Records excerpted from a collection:

** begin **

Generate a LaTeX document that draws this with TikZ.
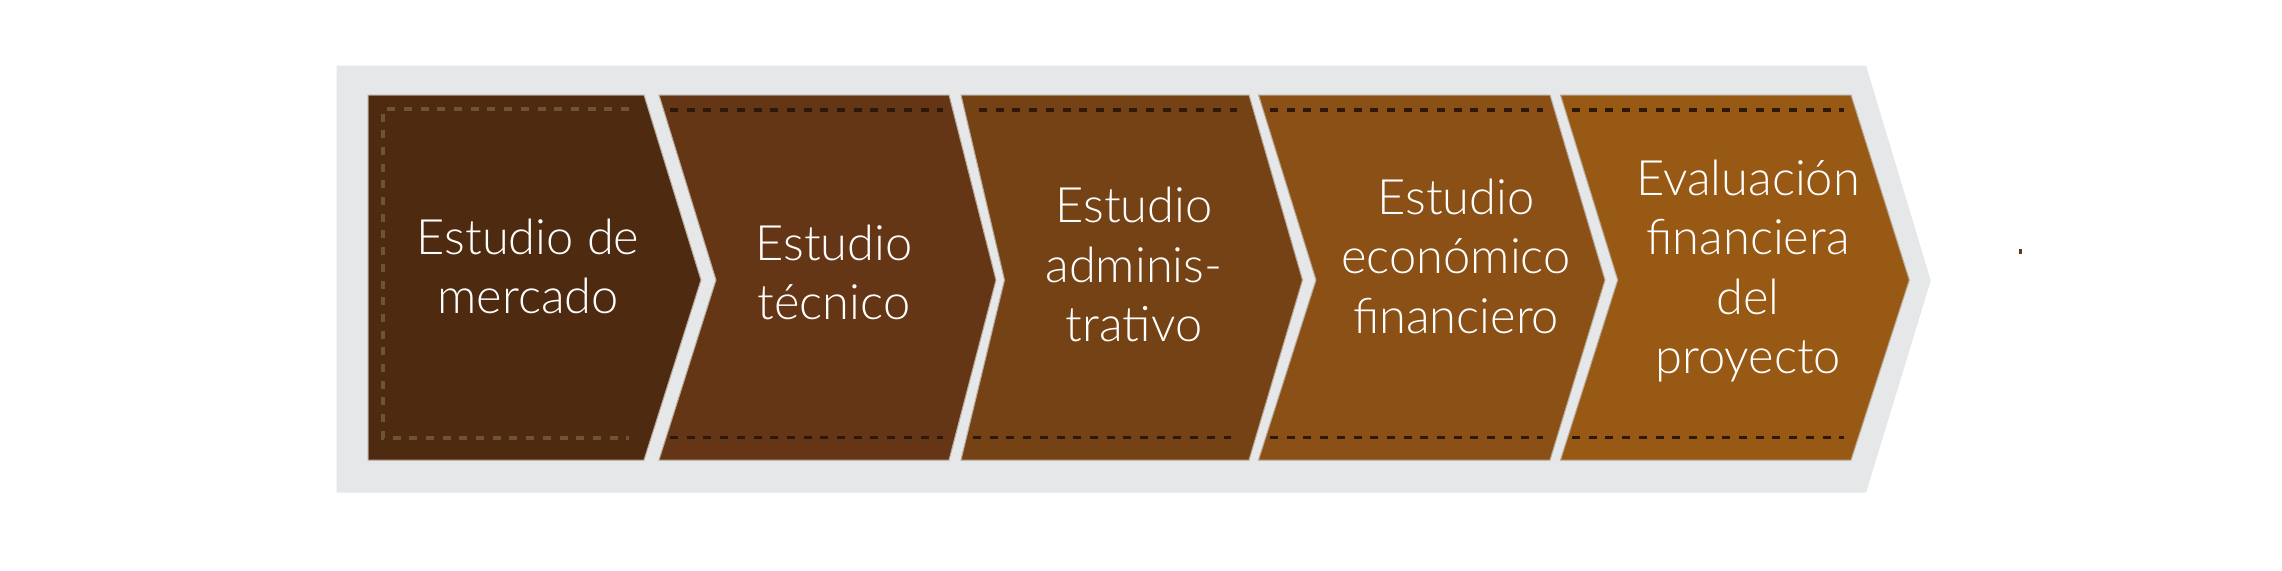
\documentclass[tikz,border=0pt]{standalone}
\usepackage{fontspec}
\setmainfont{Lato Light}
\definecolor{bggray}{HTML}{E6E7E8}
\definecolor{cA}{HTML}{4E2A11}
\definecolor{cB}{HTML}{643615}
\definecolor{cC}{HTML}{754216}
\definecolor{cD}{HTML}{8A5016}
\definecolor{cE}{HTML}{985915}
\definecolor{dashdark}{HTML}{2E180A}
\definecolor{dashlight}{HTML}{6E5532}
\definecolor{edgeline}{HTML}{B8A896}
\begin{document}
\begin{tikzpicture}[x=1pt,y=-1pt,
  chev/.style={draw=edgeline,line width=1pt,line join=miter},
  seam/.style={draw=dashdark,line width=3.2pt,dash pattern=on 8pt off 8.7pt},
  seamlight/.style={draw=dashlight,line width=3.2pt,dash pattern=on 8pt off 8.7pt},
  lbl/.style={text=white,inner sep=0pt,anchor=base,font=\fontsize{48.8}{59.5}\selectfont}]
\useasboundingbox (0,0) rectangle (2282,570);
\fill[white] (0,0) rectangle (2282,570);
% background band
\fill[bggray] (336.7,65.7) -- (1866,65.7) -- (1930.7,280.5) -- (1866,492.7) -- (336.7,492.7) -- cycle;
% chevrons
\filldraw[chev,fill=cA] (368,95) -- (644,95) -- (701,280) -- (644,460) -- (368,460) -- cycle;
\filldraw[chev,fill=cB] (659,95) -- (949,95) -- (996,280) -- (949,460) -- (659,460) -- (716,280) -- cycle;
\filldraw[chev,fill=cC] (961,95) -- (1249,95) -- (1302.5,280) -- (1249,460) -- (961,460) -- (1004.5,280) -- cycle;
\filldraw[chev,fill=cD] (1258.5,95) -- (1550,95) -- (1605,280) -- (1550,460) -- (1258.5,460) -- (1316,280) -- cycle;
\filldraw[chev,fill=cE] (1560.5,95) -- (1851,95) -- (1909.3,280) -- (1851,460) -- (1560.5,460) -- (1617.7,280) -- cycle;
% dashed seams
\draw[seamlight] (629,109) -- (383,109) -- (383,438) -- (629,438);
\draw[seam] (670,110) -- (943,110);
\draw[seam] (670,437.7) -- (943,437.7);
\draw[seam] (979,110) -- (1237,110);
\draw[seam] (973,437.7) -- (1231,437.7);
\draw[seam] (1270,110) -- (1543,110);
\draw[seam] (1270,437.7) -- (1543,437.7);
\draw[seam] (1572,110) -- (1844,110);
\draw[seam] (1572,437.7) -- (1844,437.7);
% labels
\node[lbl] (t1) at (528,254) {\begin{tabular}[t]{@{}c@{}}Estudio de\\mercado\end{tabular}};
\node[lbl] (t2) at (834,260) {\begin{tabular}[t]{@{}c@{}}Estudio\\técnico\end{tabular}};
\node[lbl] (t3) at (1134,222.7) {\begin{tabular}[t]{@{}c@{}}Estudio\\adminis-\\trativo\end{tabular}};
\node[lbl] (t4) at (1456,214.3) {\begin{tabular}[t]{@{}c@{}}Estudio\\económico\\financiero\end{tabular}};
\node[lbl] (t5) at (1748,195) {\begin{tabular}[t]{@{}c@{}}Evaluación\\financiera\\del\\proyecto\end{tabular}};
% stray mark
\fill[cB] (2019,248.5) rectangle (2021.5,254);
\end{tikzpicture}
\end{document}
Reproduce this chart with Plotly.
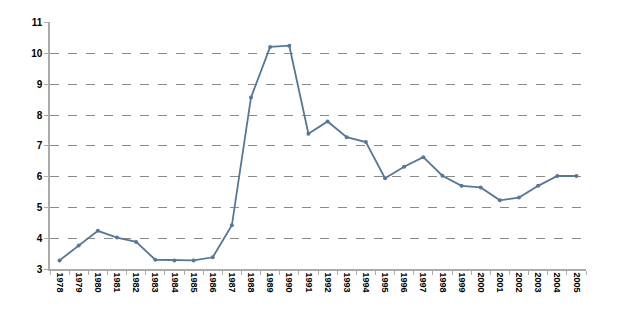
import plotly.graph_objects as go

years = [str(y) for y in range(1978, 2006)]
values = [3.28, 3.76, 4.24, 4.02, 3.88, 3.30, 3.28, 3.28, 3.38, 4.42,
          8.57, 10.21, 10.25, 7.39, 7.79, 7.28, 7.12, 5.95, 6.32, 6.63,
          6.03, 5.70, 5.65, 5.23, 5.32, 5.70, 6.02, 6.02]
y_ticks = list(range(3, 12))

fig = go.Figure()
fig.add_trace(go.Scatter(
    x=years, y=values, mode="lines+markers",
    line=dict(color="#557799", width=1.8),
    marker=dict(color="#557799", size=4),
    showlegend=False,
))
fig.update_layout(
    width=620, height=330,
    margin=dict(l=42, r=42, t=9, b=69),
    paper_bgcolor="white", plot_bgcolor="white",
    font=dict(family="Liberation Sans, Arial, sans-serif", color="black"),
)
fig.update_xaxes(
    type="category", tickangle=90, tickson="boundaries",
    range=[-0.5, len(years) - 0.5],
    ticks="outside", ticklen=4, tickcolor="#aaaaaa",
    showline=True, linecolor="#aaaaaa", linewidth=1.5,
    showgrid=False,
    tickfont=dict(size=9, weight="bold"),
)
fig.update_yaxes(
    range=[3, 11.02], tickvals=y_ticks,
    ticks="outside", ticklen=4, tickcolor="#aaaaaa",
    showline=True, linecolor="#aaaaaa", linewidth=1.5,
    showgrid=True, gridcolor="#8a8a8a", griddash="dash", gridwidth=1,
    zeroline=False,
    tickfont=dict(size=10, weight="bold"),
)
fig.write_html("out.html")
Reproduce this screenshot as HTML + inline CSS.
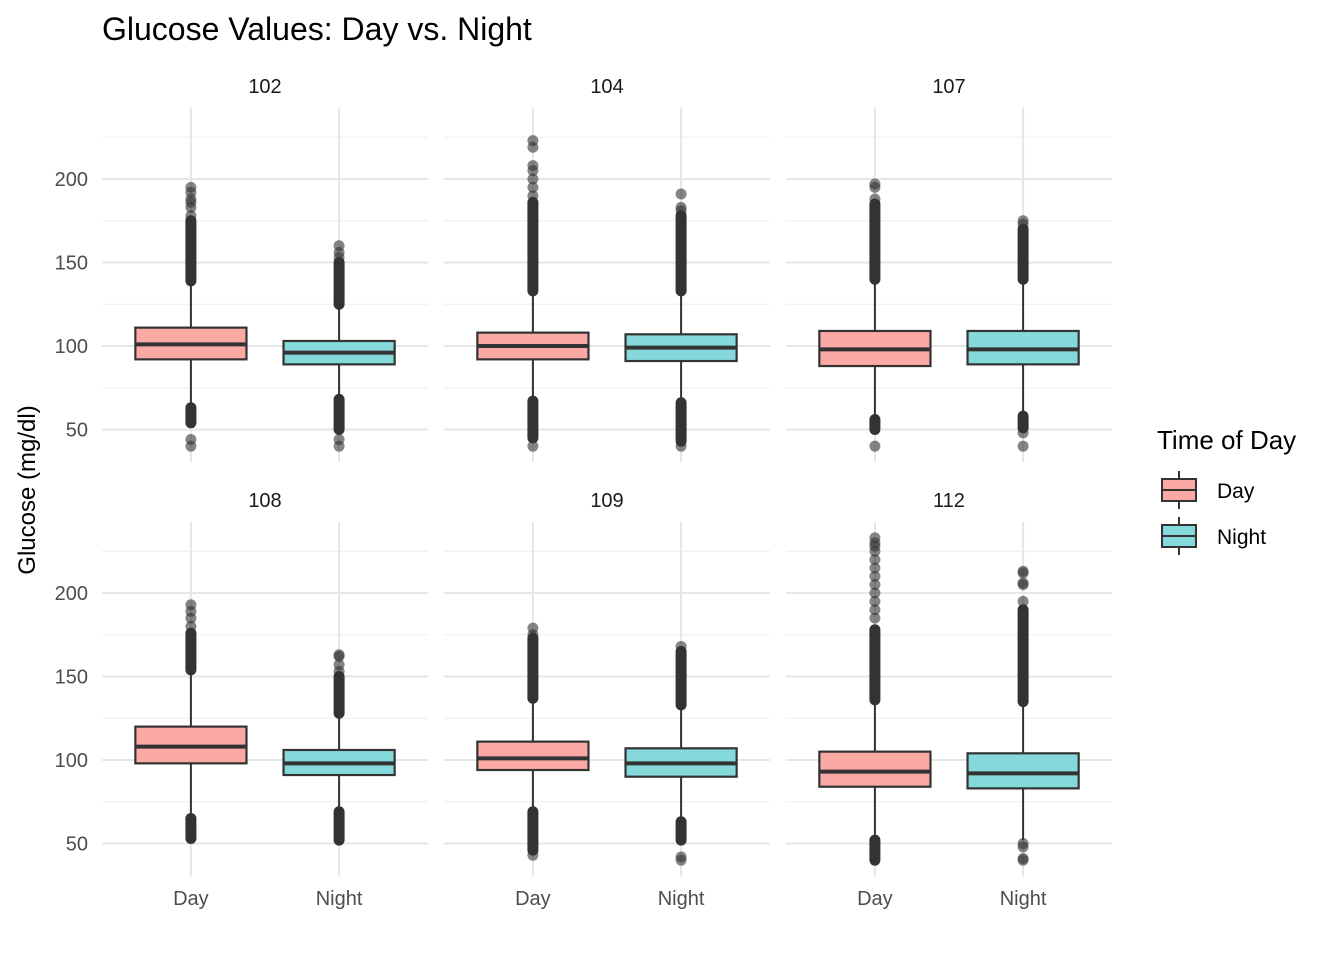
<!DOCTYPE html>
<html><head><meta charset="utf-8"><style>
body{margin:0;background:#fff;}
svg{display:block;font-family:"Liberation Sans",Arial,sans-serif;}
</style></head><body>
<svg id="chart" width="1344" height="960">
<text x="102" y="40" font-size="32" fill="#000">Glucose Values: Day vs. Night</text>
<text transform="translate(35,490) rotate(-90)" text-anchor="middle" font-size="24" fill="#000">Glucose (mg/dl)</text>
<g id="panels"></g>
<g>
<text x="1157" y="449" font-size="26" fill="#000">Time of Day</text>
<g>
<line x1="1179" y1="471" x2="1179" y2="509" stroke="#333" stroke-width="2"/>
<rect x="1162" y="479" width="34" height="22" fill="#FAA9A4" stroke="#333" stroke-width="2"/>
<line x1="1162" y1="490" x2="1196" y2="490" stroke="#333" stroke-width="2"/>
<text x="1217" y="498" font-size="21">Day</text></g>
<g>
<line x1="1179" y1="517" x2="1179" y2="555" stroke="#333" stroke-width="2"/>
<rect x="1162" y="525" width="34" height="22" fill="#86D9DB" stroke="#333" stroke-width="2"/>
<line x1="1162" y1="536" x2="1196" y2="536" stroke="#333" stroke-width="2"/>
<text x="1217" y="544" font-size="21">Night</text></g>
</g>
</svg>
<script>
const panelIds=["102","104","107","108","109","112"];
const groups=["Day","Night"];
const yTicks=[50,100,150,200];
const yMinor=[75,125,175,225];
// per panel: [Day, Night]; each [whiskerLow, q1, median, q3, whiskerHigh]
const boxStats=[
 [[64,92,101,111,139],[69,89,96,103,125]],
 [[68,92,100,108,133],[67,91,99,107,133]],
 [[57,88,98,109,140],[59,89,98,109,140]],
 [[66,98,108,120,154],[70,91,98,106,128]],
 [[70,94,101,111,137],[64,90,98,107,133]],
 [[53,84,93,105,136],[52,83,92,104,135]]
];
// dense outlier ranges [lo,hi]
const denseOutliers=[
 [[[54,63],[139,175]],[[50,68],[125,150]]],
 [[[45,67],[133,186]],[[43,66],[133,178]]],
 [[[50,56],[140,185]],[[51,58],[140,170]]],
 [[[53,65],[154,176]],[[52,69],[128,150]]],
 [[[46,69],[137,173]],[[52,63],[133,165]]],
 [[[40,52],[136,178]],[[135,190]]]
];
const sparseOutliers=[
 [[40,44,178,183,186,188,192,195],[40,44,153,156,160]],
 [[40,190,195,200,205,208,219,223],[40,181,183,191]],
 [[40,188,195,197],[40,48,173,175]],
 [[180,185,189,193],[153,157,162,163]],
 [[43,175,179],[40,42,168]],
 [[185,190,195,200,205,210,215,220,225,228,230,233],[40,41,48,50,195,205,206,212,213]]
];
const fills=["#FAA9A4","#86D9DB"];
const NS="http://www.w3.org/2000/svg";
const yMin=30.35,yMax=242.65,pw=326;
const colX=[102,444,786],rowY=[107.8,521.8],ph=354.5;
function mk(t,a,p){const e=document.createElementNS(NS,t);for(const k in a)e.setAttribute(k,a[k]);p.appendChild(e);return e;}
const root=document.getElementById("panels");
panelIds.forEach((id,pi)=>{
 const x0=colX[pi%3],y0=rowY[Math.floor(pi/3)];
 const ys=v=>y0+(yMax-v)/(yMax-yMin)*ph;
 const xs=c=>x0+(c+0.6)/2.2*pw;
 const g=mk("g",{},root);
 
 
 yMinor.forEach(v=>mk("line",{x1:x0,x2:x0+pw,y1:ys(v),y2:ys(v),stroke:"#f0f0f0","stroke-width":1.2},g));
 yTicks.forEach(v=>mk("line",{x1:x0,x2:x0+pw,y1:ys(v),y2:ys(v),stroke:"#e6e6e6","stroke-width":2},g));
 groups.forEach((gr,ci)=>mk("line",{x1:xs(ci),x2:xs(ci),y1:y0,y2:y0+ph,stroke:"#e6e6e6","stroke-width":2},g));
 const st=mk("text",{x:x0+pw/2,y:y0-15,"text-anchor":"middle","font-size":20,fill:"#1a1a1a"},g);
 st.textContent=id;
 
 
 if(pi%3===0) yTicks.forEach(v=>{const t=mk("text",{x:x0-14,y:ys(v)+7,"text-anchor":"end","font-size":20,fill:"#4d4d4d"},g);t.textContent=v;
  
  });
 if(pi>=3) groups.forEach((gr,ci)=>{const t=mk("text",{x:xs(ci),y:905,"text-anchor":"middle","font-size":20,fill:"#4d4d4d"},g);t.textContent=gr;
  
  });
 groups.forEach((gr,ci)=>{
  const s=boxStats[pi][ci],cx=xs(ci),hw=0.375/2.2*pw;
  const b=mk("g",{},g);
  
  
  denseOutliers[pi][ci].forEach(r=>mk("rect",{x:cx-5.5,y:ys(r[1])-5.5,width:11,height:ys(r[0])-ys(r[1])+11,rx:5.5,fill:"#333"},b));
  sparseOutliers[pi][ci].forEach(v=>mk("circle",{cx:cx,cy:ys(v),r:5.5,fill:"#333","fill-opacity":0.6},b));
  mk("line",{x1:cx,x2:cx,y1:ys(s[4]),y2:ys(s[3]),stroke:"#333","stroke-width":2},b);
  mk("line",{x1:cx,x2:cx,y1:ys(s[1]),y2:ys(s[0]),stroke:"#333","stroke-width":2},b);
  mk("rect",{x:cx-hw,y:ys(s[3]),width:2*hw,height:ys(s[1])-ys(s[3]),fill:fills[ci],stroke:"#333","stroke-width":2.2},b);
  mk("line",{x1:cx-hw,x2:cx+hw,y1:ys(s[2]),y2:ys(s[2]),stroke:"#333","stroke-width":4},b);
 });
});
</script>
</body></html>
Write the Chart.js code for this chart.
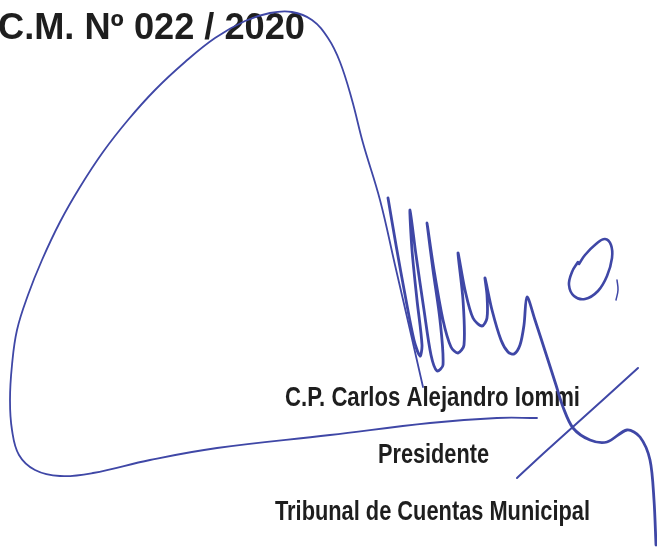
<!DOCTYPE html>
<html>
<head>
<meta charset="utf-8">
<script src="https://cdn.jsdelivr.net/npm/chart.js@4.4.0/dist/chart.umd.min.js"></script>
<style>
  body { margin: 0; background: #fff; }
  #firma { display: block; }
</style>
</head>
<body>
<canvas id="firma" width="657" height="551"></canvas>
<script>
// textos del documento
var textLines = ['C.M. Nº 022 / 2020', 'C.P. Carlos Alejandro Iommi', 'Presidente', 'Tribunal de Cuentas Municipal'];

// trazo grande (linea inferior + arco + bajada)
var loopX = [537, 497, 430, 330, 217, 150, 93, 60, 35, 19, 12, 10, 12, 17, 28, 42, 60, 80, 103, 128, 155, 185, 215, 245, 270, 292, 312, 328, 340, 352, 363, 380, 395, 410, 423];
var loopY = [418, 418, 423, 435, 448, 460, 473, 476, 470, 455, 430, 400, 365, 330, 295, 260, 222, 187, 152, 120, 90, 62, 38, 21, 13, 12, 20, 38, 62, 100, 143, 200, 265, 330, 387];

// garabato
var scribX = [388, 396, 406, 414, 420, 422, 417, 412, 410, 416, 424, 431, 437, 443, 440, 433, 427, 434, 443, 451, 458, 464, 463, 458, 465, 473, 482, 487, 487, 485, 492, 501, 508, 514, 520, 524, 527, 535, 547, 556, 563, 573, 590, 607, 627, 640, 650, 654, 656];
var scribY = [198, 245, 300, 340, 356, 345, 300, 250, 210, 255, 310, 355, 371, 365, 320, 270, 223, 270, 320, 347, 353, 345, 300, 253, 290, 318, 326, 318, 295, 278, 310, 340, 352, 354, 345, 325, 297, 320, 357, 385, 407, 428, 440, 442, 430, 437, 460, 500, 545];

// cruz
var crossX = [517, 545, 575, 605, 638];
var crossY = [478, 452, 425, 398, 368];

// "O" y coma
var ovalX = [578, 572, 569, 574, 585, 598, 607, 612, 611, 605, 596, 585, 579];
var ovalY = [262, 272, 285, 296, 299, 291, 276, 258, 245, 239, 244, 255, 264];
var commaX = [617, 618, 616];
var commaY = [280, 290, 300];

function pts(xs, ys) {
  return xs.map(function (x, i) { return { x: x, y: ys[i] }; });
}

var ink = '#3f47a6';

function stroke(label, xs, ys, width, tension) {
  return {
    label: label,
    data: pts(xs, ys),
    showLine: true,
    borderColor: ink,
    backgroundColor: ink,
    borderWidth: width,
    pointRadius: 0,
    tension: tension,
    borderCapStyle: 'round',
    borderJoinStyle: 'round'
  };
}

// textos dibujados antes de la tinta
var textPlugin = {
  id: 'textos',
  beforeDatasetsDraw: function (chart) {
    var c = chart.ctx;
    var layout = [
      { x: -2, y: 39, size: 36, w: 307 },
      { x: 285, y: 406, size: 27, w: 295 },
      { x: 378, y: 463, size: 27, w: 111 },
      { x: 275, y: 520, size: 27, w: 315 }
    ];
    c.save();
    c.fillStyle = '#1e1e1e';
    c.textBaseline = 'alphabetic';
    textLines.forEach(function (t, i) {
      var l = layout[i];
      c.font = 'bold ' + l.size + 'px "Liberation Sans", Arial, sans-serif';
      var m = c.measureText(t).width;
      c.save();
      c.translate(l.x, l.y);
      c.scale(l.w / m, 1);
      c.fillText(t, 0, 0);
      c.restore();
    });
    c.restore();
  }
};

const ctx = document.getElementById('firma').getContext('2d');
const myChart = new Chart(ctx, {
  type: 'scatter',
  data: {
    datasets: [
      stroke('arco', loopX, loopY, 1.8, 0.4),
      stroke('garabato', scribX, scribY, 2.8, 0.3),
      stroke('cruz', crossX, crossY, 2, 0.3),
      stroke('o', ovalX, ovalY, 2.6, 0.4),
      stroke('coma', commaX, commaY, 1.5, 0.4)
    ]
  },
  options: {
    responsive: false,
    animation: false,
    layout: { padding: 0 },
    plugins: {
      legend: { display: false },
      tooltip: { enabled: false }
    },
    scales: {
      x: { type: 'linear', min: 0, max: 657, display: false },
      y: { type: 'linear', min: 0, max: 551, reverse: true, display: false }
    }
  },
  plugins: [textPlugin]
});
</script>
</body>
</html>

** end **

Short exercise:
Above are some records. Reproduce the lines from the one with "Write the Chart.js code for this chart." down to the one with "var crossY = [478, 452, 425, 398, 368];", keeping both, and leave every picture out.

Response to the task:
Write the Chart.js code for this chart.
<!DOCTYPE html>
<html>
<head>
<meta charset="utf-8">
<script src="https://cdn.jsdelivr.net/npm/chart.js@4.4.0/dist/chart.umd.min.js"></script>
<style>
  body { margin: 0; background: #fff; }
  #firma { display: block; }
</style>
</head>
<body>
<canvas id="firma" width="657" height="551"></canvas>
<script>
// textos del documento
var textLines = ['C.M. Nº 022 / 2020', 'C.P. Carlos Alejandro Iommi', 'Presidente', 'Tribunal de Cuentas Municipal'];

// trazo grande (linea inferior + arco + bajada)
var loopX = [537, 497, 430, 330, 217, 150, 93, 60, 35, 19, 12, 10, 12, 17, 28, 42, 60, 80, 103, 128, 155, 185, 215, 245, 270, 292, 312, 328, 340, 352, 363, 380, 395, 410, 423];
var loopY = [418, 418, 423, 435, 448, 460, 473, 476, 470, 455, 430, 400, 365, 330, 295, 260, 222, 187, 152, 120, 90, 62, 38, 21, 13, 12, 20, 38, 62, 100, 143, 200, 265, 330, 387];

// garabato
var scribX = [388, 396, 406, 414, 420, 422, 417, 412, 410, 416, 424, 431, 437, 443, 440, 433, 427, 434, 443, 451, 458, 464, 463, 458, 465, 473, 482, 487, 487, 485, 492, 501, 508, 514, 520, 524, 527, 535, 547, 556, 563, 573, 590, 607, 627, 640, 650, 654, 656];
var scribY = [198, 245, 300, 340, 356, 345, 300, 250, 210, 255, 310, 355, 371, 365, 320, 270, 223, 270, 320, 347, 353, 345, 300, 253, 290, 318, 326, 318, 295, 278, 310, 340, 352, 354, 345, 325, 297, 320, 357, 385, 407, 428, 440, 442, 430, 437, 460, 500, 545];

// cruz
var crossX = [517, 545, 575, 605, 638];
var crossY = [478, 452, 425, 398, 368];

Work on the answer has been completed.